There is internal evidence to support this in one of their papers (Datta et al 2006). The website, photo.net, used by professional and amateur photographers, includes aesthetic ratings provided by its members reviewing each other’s work and these ratings were used to develop the ACQUINE engine. The first problem is in their assertion that while the professional photographers might focus on technical detail the amateurs represent “the general population”. No arguments or evidence are presented for this and I feel that it is equally valid to suggest that, while the mass-market membership of flickr.com might represent a general population, the participants in photo.net are a specialist group. There is a long history of serious amateur photography based on the kind of “professional” values and institutions characterised by Richard Sennett (2008, 24-27) in his discussion of craftsmanship among the open-source software development community and I would expect the judgements of the photo.net community to be moderated by these professional concerns.
In fact that can be seen in the data. The assessments on photo.net actually use two factors, “Aesthetics” and “Originality”. The ACQUINE team report a strong correlation between the two. Given that we would expect an artistic community to put a high value on originality it seems that the photographers may not be able to separate aesthetics from originality, possibly because they have no strong separate concept of aesthetics. This correlation implies that the photo.net amateurs, as members of a specialist artistic community, may not be a good guide to the general population. Datta et al note that this correlation also implies a strong semantic factor in the aesthetic judgements which makes it extremely difficult to isolate their ‘universal’ aesthetics from the other kind. Having noted that problem, they appear to have moved on regardless.
So we have two problems in the most basic raw material of the research: The population chosen appear to have a specialised concept of aesthetics, highly influenced by their artistic context; and the researchers have no way of isolating their looked-for universal “consensus measure” from the messy background of semantics. They are optimistically pursuing a convenient, narrow and possible spurious factor that they cannot isolate, apparently because it is too difficult to address the very complex reality they have in front of them. If there were no other way to deal with this scientific problem I might have some sympathy for them but I believe there are many possible avenues to advance knowledge and technique in this area, maybe they are not as appealing to the public or rich in immediate snake oil potential.

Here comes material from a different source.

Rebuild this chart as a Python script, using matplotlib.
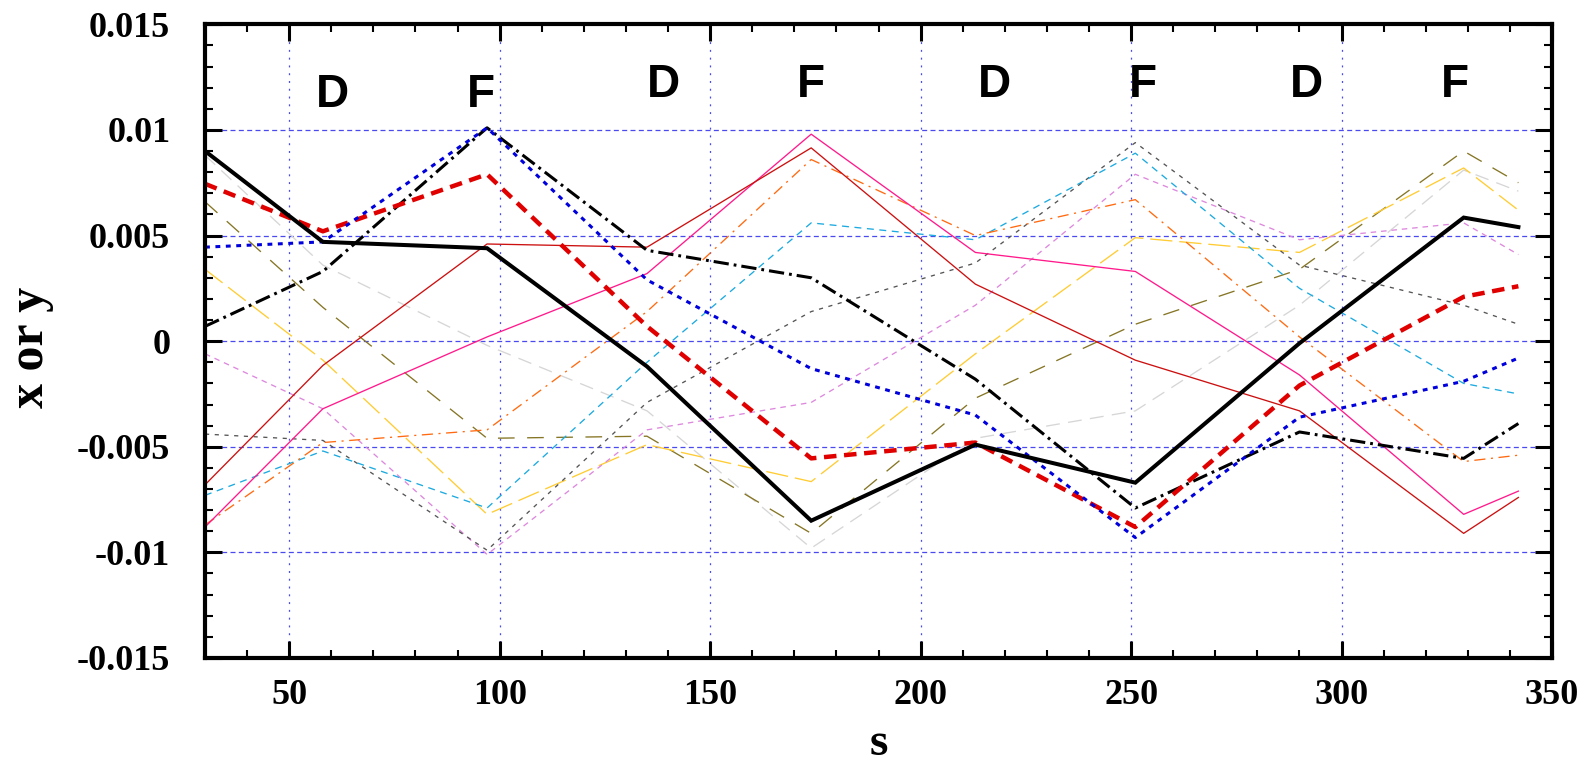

Ritendra Datta, Dhiraj Joshi, Jia Li and James Z. Wang (2006) Studying Aesthetics in Photographic Images Using a Computational Approach, Lecture Notes in Computer Science, vol. 3953, Proceedings of the European Conference on Computer Vision, Part III, pp. 288-301, Graz, Austria, May 2006, available online at http://www-db.stanford.edu/~wangz/project/imsearch/Aesthetics/ECCV06/
Ritendra Datta, Jia Li and James Z. Wang (2008) Algorithmic Inferencing of Aesthetics and Emotion in Natural Images: An Exposition, Proceedings of the IEEE International Conference on Image Processing (ICIP), Special Session on Image Aesthetics, Mood and Emotion, pp. 105-108, San Diego, California, IEEE, October 2008, available online from http://infolab.stanford.edu/~wangz/project/imsearch/Aesthetics/ICIP08/
Richard Sennett (2008) The Craftsman London, Allen Lane